Given request:
Repeat every line of the data exactly, but not the pictures.

**** Information provided ****

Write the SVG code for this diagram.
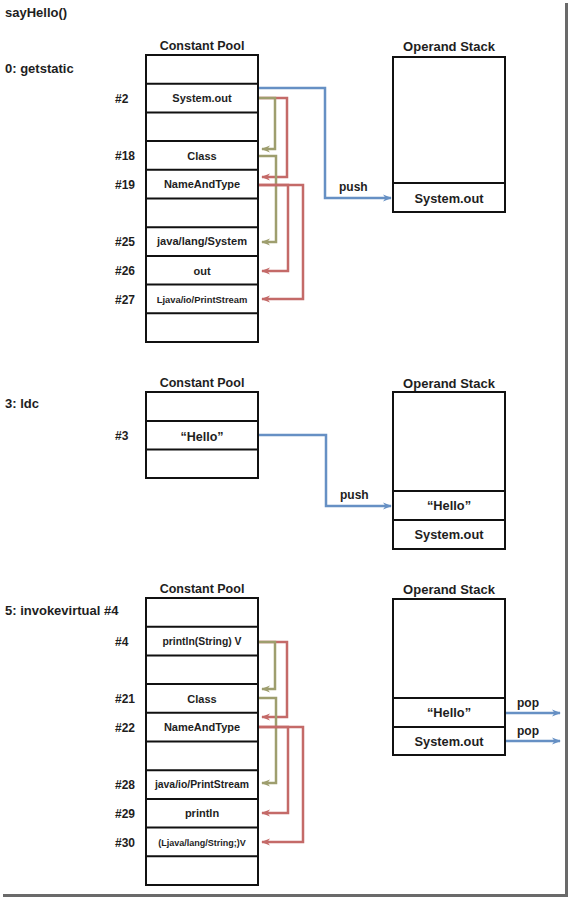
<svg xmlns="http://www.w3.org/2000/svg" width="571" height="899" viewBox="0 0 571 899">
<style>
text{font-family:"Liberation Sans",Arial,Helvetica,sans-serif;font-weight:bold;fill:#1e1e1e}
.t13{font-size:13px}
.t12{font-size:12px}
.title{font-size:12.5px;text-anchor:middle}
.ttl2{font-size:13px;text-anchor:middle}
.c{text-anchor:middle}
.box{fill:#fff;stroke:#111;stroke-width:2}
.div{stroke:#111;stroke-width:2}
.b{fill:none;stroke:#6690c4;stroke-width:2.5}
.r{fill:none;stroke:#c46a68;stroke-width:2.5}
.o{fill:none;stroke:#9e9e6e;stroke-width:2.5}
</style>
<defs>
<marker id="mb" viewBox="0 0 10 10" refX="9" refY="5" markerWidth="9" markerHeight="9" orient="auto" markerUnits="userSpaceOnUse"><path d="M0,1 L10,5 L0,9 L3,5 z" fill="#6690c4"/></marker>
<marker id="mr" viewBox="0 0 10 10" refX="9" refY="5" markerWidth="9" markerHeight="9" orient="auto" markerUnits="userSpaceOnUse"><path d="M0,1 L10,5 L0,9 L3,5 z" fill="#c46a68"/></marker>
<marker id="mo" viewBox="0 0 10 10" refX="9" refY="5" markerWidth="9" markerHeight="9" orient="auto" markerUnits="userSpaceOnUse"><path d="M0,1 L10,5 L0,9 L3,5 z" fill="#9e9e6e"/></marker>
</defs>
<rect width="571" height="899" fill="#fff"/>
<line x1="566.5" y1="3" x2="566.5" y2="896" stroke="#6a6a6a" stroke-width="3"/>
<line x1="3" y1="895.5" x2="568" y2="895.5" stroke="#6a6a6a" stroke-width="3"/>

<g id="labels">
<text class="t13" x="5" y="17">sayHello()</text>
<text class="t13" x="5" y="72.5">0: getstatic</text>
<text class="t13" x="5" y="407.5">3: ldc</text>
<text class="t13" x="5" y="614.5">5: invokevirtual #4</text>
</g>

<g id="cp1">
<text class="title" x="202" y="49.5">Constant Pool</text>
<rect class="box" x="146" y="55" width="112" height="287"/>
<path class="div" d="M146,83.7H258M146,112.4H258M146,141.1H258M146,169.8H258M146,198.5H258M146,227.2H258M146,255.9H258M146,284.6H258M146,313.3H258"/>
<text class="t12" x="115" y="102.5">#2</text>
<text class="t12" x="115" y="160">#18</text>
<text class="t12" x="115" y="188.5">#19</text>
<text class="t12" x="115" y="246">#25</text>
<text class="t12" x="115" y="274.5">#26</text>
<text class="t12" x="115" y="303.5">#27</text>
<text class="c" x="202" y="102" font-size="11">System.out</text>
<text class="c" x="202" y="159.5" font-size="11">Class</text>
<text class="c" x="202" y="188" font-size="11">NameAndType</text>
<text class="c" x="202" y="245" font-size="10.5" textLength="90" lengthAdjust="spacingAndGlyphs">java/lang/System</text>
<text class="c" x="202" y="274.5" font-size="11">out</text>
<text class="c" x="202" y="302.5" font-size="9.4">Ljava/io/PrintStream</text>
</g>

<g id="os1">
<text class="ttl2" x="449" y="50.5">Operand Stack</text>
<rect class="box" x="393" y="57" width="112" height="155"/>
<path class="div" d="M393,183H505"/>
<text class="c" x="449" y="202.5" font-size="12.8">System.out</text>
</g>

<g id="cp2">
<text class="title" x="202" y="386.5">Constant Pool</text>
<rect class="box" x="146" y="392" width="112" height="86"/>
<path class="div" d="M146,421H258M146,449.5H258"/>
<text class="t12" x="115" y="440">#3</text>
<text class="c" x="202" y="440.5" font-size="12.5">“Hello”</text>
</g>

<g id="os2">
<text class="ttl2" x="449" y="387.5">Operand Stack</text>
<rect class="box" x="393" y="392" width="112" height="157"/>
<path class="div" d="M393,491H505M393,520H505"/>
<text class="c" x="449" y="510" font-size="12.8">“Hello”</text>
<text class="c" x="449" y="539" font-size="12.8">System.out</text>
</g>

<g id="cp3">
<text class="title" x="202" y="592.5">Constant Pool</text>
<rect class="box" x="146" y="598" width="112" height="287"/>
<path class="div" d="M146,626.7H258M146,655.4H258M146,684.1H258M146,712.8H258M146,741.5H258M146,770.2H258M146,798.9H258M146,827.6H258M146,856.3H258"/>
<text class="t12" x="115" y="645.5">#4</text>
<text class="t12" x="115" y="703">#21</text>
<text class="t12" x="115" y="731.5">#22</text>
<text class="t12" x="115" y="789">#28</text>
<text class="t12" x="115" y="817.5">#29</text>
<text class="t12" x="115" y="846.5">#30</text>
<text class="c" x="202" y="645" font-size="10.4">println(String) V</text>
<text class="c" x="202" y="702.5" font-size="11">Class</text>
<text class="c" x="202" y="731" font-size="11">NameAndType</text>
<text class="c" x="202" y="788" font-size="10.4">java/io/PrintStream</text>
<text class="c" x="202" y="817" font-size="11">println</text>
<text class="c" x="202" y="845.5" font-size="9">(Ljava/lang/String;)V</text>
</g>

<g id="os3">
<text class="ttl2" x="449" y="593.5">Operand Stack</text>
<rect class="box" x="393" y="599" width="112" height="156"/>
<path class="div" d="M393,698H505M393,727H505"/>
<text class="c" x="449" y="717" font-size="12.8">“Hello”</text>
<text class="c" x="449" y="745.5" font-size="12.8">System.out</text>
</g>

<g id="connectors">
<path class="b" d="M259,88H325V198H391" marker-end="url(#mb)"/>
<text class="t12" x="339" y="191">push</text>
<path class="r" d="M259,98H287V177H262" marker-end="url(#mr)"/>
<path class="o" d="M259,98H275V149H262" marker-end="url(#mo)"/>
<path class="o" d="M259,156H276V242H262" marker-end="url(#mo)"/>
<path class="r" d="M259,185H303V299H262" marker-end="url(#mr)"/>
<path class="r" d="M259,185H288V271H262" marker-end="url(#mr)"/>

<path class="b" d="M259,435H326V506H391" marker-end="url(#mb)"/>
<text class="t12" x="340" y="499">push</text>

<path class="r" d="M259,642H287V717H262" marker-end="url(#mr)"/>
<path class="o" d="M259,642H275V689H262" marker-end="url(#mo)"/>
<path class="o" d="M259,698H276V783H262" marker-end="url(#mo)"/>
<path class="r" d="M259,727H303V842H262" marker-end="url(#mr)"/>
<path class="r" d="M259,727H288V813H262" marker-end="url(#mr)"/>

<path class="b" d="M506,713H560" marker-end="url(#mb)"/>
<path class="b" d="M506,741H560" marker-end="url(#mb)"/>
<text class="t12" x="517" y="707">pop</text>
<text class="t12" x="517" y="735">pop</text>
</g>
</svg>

****

Answer in full:
Write the SVG code for this diagram.
<svg xmlns="http://www.w3.org/2000/svg" width="571" height="899" viewBox="0 0 571 899">
<style>
text{font-family:"Liberation Sans",Arial,Helvetica,sans-serif;font-weight:bold;fill:#1e1e1e}
.t13{font-size:13px}
.t12{font-size:12px}
.title{font-size:12.5px;text-anchor:middle}
.ttl2{font-size:13px;text-anchor:middle}
.c{text-anchor:middle}
.box{fill:#fff;stroke:#111;stroke-width:2}
.div{stroke:#111;stroke-width:2}
.b{fill:none;stroke:#6690c4;stroke-width:2.5}
.r{fill:none;stroke:#c46a68;stroke-width:2.5}
.o{fill:none;stroke:#9e9e6e;stroke-width:2.5}
</style>
<defs>
<marker id="mb" viewBox="0 0 10 10" refX="9" refY="5" markerWidth="9" markerHeight="9" orient="auto" markerUnits="userSpaceOnUse"><path d="M0,1 L10,5 L0,9 L3,5 z" fill="#6690c4"/></marker>
<marker id="mr" viewBox="0 0 10 10" refX="9" refY="5" markerWidth="9" markerHeight="9" orient="auto" markerUnits="userSpaceOnUse"><path d="M0,1 L10,5 L0,9 L3,5 z" fill="#c46a68"/></marker>
<marker id="mo" viewBox="0 0 10 10" refX="9" refY="5" markerWidth="9" markerHeight="9" orient="auto" markerUnits="userSpaceOnUse"><path d="M0,1 L10,5 L0,9 L3,5 z" fill="#9e9e6e"/></marker>
</defs>
<rect width="571" height="899" fill="#fff"/>
<line x1="566.5" y1="3" x2="566.5" y2="896" stroke="#6a6a6a" stroke-width="3"/>
<line x1="3" y1="895.5" x2="568" y2="895.5" stroke="#6a6a6a" stroke-width="3"/>

<g id="labels">
<text class="t13" x="5" y="17">sayHello()</text>
<text class="t13" x="5" y="72.5">0: getstatic</text>
<text class="t13" x="5" y="407.5">3: ldc</text>
<text class="t13" x="5" y="614.5">5: invokevirtual #4</text>
</g>

<g id="cp1">
<text class="title" x="202" y="49.5">Constant Pool</text>
<rect class="box" x="146" y="55" width="112" height="287"/>
<path class="div" d="M146,83.7H258M146,112.4H258M146,141.1H258M146,169.8H258M146,198.5H258M146,227.2H258M146,255.9H258M146,284.6H258M146,313.3H258"/>
<text class="t12" x="115" y="102.5">#2</text>
<text class="t12" x="115" y="160">#18</text>
<text class="t12" x="115" y="188.5">#19</text>
<text class="t12" x="115" y="246">#25</text>
<text class="t12" x="115" y="274.5">#26</text>
<text class="t12" x="115" y="303.5">#27</text>
<text class="c" x="202" y="102" font-size="11">System.out</text>
<text class="c" x="202" y="159.5" font-size="11">Class</text>
<text class="c" x="202" y="188" font-size="11">NameAndType</text>
<text class="c" x="202" y="245" font-size="10.5" textLength="90" lengthAdjust="spacingAndGlyphs">java/lang/System</text>
<text class="c" x="202" y="274.5" font-size="11">out</text>
<text class="c" x="202" y="302.5" font-size="9.4">Ljava/io/PrintStream</text>
</g>

<g id="os1">
<text class="ttl2" x="449" y="50.5">Operand Stack</text>
<rect class="box" x="393" y="57" width="112" height="155"/>
<path class="div" d="M393,183H505"/>
<text class="c" x="449" y="202.5" font-size="12.8">System.out</text>
</g>

<g id="cp2">
<text class="title" x="202" y="386.5">Constant Pool</text>
<rect class="box" x="146" y="392" width="112" height="86"/>
<path class="div" d="M146,421H258M146,449.5H258"/>
<text class="t12" x="115" y="440">#3</text>
<text class="c" x="202" y="440.5" font-size="12.5">“Hello”</text>
</g>

<g id="os2">
<text class="ttl2" x="449" y="387.5">Operand Stack</text>
<rect class="box" x="393" y="392" width="112" height="157"/>
<path class="div" d="M393,491H505M393,520H505"/>
<text class="c" x="449" y="510" font-size="12.8">“Hello”</text>
<text class="c" x="449" y="539" font-size="12.8">System.out</text>
</g>

<g id="cp3">
<text class="title" x="202" y="592.5">Constant Pool</text>
<rect class="box" x="146" y="598" width="112" height="287"/>
<path class="div" d="M146,626.7H258M146,655.4H258M146,684.1H258M146,712.8H258M146,741.5H258M146,770.2H258M146,798.9H258M146,827.6H258M146,856.3H258"/>
<text class="t12" x="115" y="645.5">#4</text>
<text class="t12" x="115" y="703">#21</text>
<text class="t12" x="115" y="731.5">#22</text>
<text class="t12" x="115" y="789">#28</text>
<text class="t12" x="115" y="817.5">#29</text>
<text class="t12" x="115" y="846.5">#30</text>
<text class="c" x="202" y="645" font-size="10.4">println(String) V</text>
<text class="c" x="202" y="702.5" font-size="11">Class</text>
<text class="c" x="202" y="731" font-size="11">NameAndType</text>
<text class="c" x="202" y="788" font-size="10.4">java/io/PrintStream</text>
<text class="c" x="202" y="817" font-size="11">println</text>
<text class="c" x="202" y="845.5" font-size="9">(Ljava/lang/String;)V</text>
</g>

<g id="os3">
<text class="ttl2" x="449" y="593.5">Operand Stack</text>
<rect class="box" x="393" y="599" width="112" height="156"/>
<path class="div" d="M393,698H505M393,727H505"/>
<text class="c" x="449" y="717" font-size="12.8">“Hello”</text>
<text class="c" x="449" y="745.5" font-size="12.8">System.out</text>
</g>

<g id="connectors">
<path class="b" d="M259,88H325V198H391" marker-end="url(#mb)"/>
<text class="t12" x="339" y="191">push</text>
<path class="r" d="M259,98H287V177H262" marker-end="url(#mr)"/>
<path class="o" d="M259,98H275V149H262" marker-end="url(#mo)"/>
<path class="o" d="M259,156H276V242H262" marker-end="url(#mo)"/>
<path class="r" d="M259,185H303V299H262" marker-end="url(#mr)"/>
<path class="r" d="M259,185H288V271H262" marker-end="url(#mr)"/>

<path class="b" d="M259,435H326V506H391" marker-end="url(#mb)"/>
<text class="t12" x="340" y="499">push</text>

<path class="r" d="M259,642H287V717H262" marker-end="url(#mr)"/>
<path class="o" d="M259,642H275V689H262" marker-end="url(#mo)"/>
<path class="o" d="M259,698H276V783H262" marker-end="url(#mo)"/>
<path class="r" d="M259,727H303V842H262" marker-end="url(#mr)"/>
<path class="r" d="M259,727H288V813H262" marker-end="url(#mr)"/>

<path class="b" d="M506,713H560" marker-end="url(#mb)"/>
<path class="b" d="M506,741H560" marker-end="url(#mb)"/>
<text class="t12" x="517" y="707">pop</text>
<text class="t12" x="517" y="735">pop</text>
</g>
</svg>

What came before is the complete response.